S'ajoute à cela le nombre phénoménal de personnes qui ne peuvent plus sortir de chez elles du mois d'avril au mois de juillet, à cause des pulvérisations dans les champs, dans les vergers ou dans les vignes juste à côté de chez elles. C'est à juste titre qu'elles s'inquiètent, parce qu'elles sont réellement exposées aux produits. De simples analyses de sang ou de cheveux montrent qu'elles sont effectivement contaminées par des cocktails de produits.

Il y a donc là un problème de santé publique global auquel on répond mal, avec une mauvaise évaluation des produits et une mauvaise protection des agriculteurs. D'ailleurs, certains travaux de l'ANSES ont montré que les équipements de protection individuelle des agriculteurs n'étaient pas toujours efficaces. La protection des riverains contre les pulvérisations effectuées très près de chez eux est également mauvaise. L'année dernière, la ministre de l'écologie avait suggéré d'imposer des zones sans pulvérisations aux alentours des écoles, par exemple, ce qui a été refusé. Quoi qu'il en soit, cela serait insuffisant ; il faudrait les interdire partout où peut se trouver une femme enceinte, car elle abrite l'organisme le plus sensible aux perturbateurs endocriniens : le foetus en développement.

Nous souhaitons que les pesticides mis sur le marché soient mieux évalués et que le plan Ecophyto soit mis en oeuvre de manière efficace.
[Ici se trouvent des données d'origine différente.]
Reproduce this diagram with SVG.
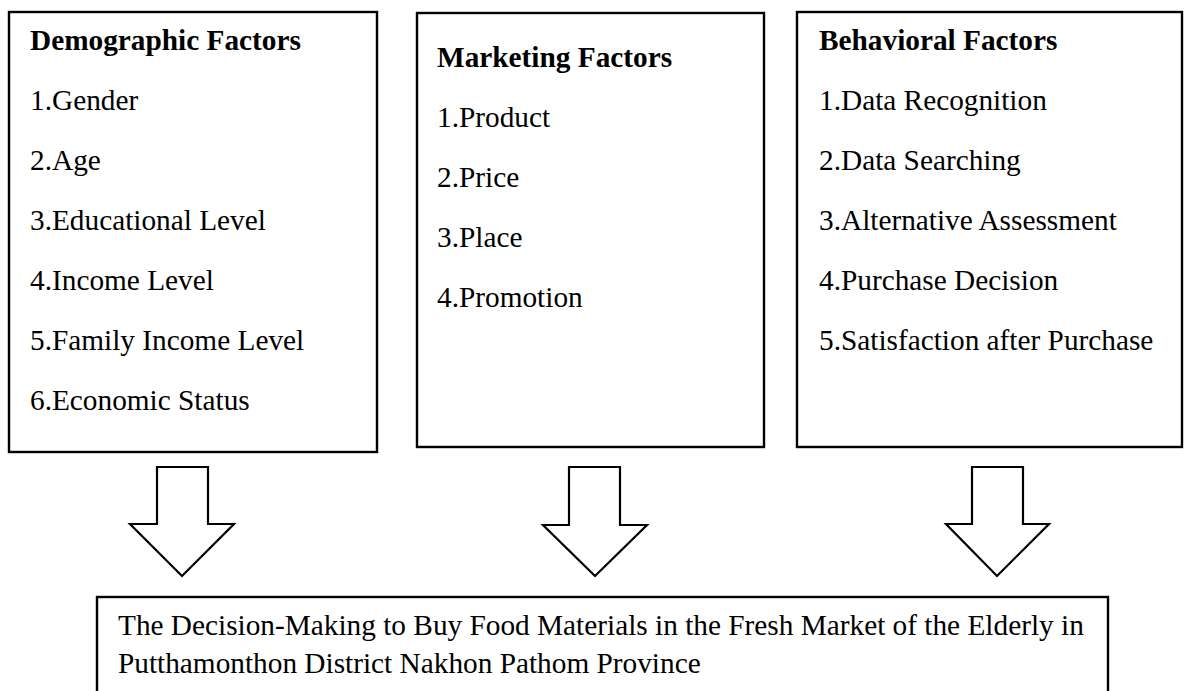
<svg xmlns="http://www.w3.org/2000/svg" width="1184" height="691" viewBox="0 0 1184 691">
<style>
.box{fill:#fff;stroke:#000;stroke-width:2.4}
.arr{fill:#fff;stroke:#000;stroke-width:2.2;stroke-linejoin:miter}
text{font-family:"Liberation Serif","Times New Roman",serif;font-size:29.3px;fill:#000}
.h{font-weight:bold}
</style>
<rect width="1184" height="691" fill="#fff"/>
<g id="demographic">
<rect class="box" x="9" y="12" width="368" height="440"/>
<text class="h" x="30" y="50">Demographic Factors</text>
<text x="30" y="110">1.Gender</text>
<text x="30" y="170">2.Age</text>
<text x="30" y="230">3.Educational Level</text>
<text x="30" y="290">4.Income Level</text>
<text x="30" y="350">5.Family Income Level</text>
<text x="30" y="410">6.Economic Status</text>
</g>
<g id="marketing">
<rect class="box" x="417" y="13" width="347" height="434"/>
<text class="h" x="437" y="67">Marketing Factors</text>
<text x="437" y="127">1.Product</text>
<text x="437" y="187">2.Price</text>
<text x="437" y="247">3.Place</text>
<text x="437" y="307">4.Promotion</text>
</g>
<g id="behavioral">
<rect class="box" x="797" y="12" width="385" height="435"/>
<text class="h" x="819" y="50">Behavioral Factors</text>
<text x="819" y="110">1.Data Recognition</text>
<text x="819" y="170">2.Data Searching</text>
<text x="819" y="230">3.Alternative Assessment</text>
<text x="819" y="290">4.Purchase Decision</text>
<text x="819" y="350">5.Satisfaction after Purchase</text>
</g>
<g id="connectors">
<polygon class="arr" points="157,467 208,467 208,524 234,524 182,576 130,524 157,524"/>
<polygon class="arr" points="569,467 620,467 620,525 647,525 595,576 543,525 569,525"/>
<polygon class="arr" points="972,467 1023,467 1023,524 1049,524 997,576 946,524 972,524"/>
</g>
<g id="decision">
<rect class="box" x="97" y="597" width="1011" height="120"/>
<text x="118" y="635">The Decision-Making to Buy Food Materials in the Fresh Market of the Elderly in</text>
<text x="118" y="673">Putthamonthon District Nakhon Pathom Province</text>
</g>
</svg>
À l'évidence, ce plan n'a pas produit les résultats escomptés, sans doute parce que, malheureusement, une grande partie de la profession agricole, tout du moins de ses organismes représentatifs, ne joue pas le jeu. Le président de la FNSEA ne cache pas que ses adhérents ne veulent pas réduire les pesticides, considérant que c'est à l'État et aux sociétés de leur fournir des produits qui ne sont pas dangereux. C'est une façon de se dédouaner de ses responsabilités comme personne ne peut le faire dans cette affaire qui relève d'une responsabilité collective. Tous les acteurs doivent trouver ensemble des solutions, qui deviennent urgentes au regard du problème de santé publique.